"Education" and "freedom" may seem like somewhat contradictory concepts. In some modern societies, education is looked as an integral component -- giving people liberty, autonomy and independence through the power and informed choices that come with knowledge. However, in terms of parents educating children, education can often imply authority, discipline and restrictions rather than freedom.
This is a timely topic as the main objective of the Seder, the first night of Passover, is to educate to freedom. Grandparents, parents and children gather to tell the story of going out of Egypt. We eat Matza, unleveled bread, to commemorate the suffering and affliction, as well as Maror, bitter herbs, to taste and feel the bitterness of slavery.
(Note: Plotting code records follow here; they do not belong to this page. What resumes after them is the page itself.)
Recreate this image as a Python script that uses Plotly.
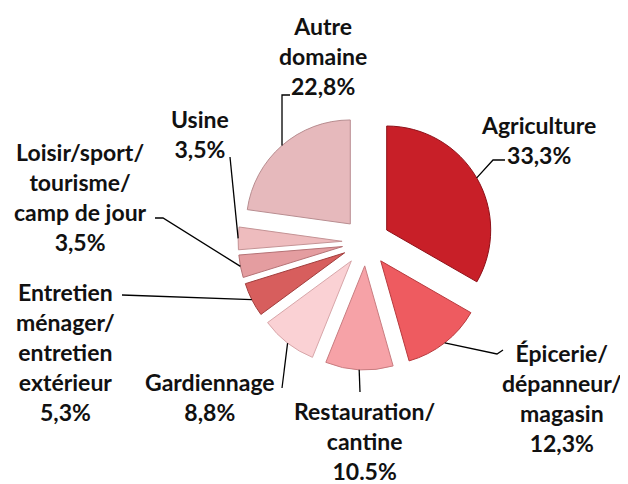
import math
import plotly.graph_objects as go

# ---- data ----
categories = ["Agriculture", "Épicerie/dépanneur/magasin", "Restauration/cantine",
              "Gardiennage", "Entretien ménager/entretien extérieur",
              "Loisir/sport/tourisme/camp de jour", "Usine", "Autre domaine"]
values = [33.3, 12.3, 10.5, 8.8, 5.3, 3.5, 3.5, 22.8]
label_texts = ["Agriculture<br>33,3%",
               "Épicerie/<br>dépanneur/<br>magasin<br>12,3%",
               "Restauration/<br>cantine<br>10.5%",
               "Gardiennage<br>8,8%",
               "Entretien<br>ménager/<br>entretien<br>extérieur<br>5,3%",
               "Loisir/sport/<br>tourisme/<br>camp de jour<br>3,5%",
               "Usine<br>3,5%",
               "Autre<br>domaine<br>22,8%"]
colors = ["#C81F28", "#EE5B60", "#F6A2A7", "#FAD1D4",
          "#D75E5D", "#E49DA0", "#EEBCBE", "#E6B9BC"]
edge_colors = ["#8E1018", "#B83A3E", "#C97C80", "#D8A6A9",
               "#A13E3D", "#B57275", "#C49395", "#B88D90"]

# ---- layout geometry (page pixels) ----
PAGE_W, PAGE_H = 628, 484
OFF = 8                 # default body margin of the html page
W, H = PAGE_W - OFF, PAGE_H - OFF
CX, CY = 366, 242      # pie centre
R = 104                # pie radius
PULL = 0.23            # pull as fraction of radius
box = 2 * R * (1 + PULL)

# label centres and leader-line elbows (page pixels)
label_pos = [(538, 140), (562, 398), (365, 441), (210, 397),
             (65, 352), (80, 197), (200, 134), (323, 56)]
elbows = [[(493, 160), (505, 160)],
          [(497, 354), (503, 350)],
          [(360, 392)],
          [(282, 388)],
          [(122, 295)],
          [(163, 218), (155, 218)],
          [(230, 157)],
          [(282, 95), (290, 95)]]


def px(x, y):
    return (x - OFF) / W, 1 - (y - OFF) / H


fig = go.Figure(go.Pie(
    labels=categories, values=values, sort=False, direction="clockwise",
    rotation=0, pull=[PULL] * len(values), textinfo="none", hoverinfo="label+percent",
    marker=dict(colors=colors, line=dict(color=edge_colors, width=1)),
    domain=dict(x=[(CX - OFF - box / 2) / W, (CX - OFF + box / 2) / W],
                y=[1 - (CY - OFF + box / 2) / H, 1 - (CY - OFF - box / 2) / H]),
    showlegend=False,
))

total = sum(values)
cum = 0.0
shapes = []
annotations = []
for i, v in enumerate(values):
    mid = (cum + v / 2) / total * 2 * math.pi
    cum += v
    dx, dy = math.sin(mid), -math.cos(mid)
    ax = CX + dx * R * PULL + dx * R
    ay = CY + dy * R * PULL + dy * R
    pts = [(ax, ay)] + elbows[i]
    path = ""
    for j, (x, y) in enumerate(pts):
        X, Y = px(x, y)
        path += ("M" if j == 0 else " L") + f" {X:.5f},{Y:.5f}"
    shapes.append(dict(type="path", path=path, xref="paper", yref="paper",
                       line=dict(color="#000000", width=1.3)))
    lx, ly = px(*label_pos[i])
    annotations.append(dict(text=label_texts[i], x=lx, y=ly, xref="paper", yref="paper",
                            xanchor="center", yanchor="middle", showarrow=False,
                            align="center",
                            font=dict(family="Lato", size=23, color="#111111", weight="bold")))

fig.update_layout(width=W, height=H, margin=dict(l=0, r=0, t=0, b=0),
                  paper_bgcolor="white", plot_bgcolor="white",
                  shapes=shapes, annotations=annotations)
fig.write_html("out.html")
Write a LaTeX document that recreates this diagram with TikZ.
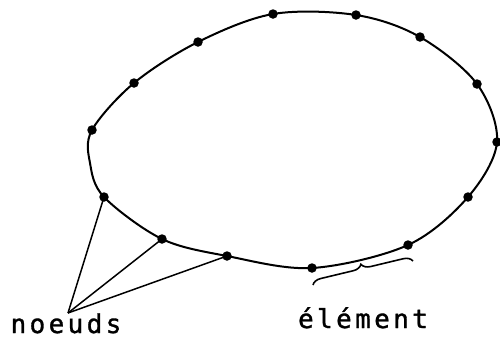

This annual history lesson certainly doesn't sound, feel or taste like freedom. It feels particularly painful because you need to go through this lengthy story before finally getting to the festival meal. So how does the first night of Passover educate to freedom?
The book of Exodus narrates 3,000-year-old events. Immediately after fleeing Rameses, Pharaoh's pyramidal capital, and crossing the Egyptian border, one of Moses' first instructions to the freed Hebrews is, "When God will bring you into the Land... You shall tell your son on that day: It is for this that God did for me when I came out of Egypt." (Exodus 13, 5-8)
Educating by telling the new generation -- not just an academic history lesson, but our story that we leave again each year -- is the main priority of the New Hebrew nation. The famous medieval commentator Rashi (Exodus, 13-8) further explains, "It is in order that I follow His commandments that God took me out of Egypt." The traditional thinking is that I commemorate the history by following His commandments, such as eating the unleveled bread and the bitter herbs, however Rashi reverses the logical order: God took me out of Egypt in order that I follow His commandments. In other words, the history is only a means to a higher purpose: "to bring you, my son, to follow His commandments." The purpose is actually you, my son, and your behavior. The first message from Moses, right after achieving freedom, is that man is not a mere subject to history, but man's behavior actually shapes history.
This is true freedom: Our ability to shape reality. We have the power to initiate, create and change reality rather than only react and survive it. How can we all educate our children to true freedom? Teach them not to look at reality as defining their acts but to look at their acts as defining reality.
It is an education of responsibility. Each person can -- through his/her behavior -- change the world around them and make it a better place by following His commandments. It's up to you, the parents teaching this primal education to the next generation, the future leaders of modern society, to instill this responsibility. That's education to freedom; that's the message of the Seder.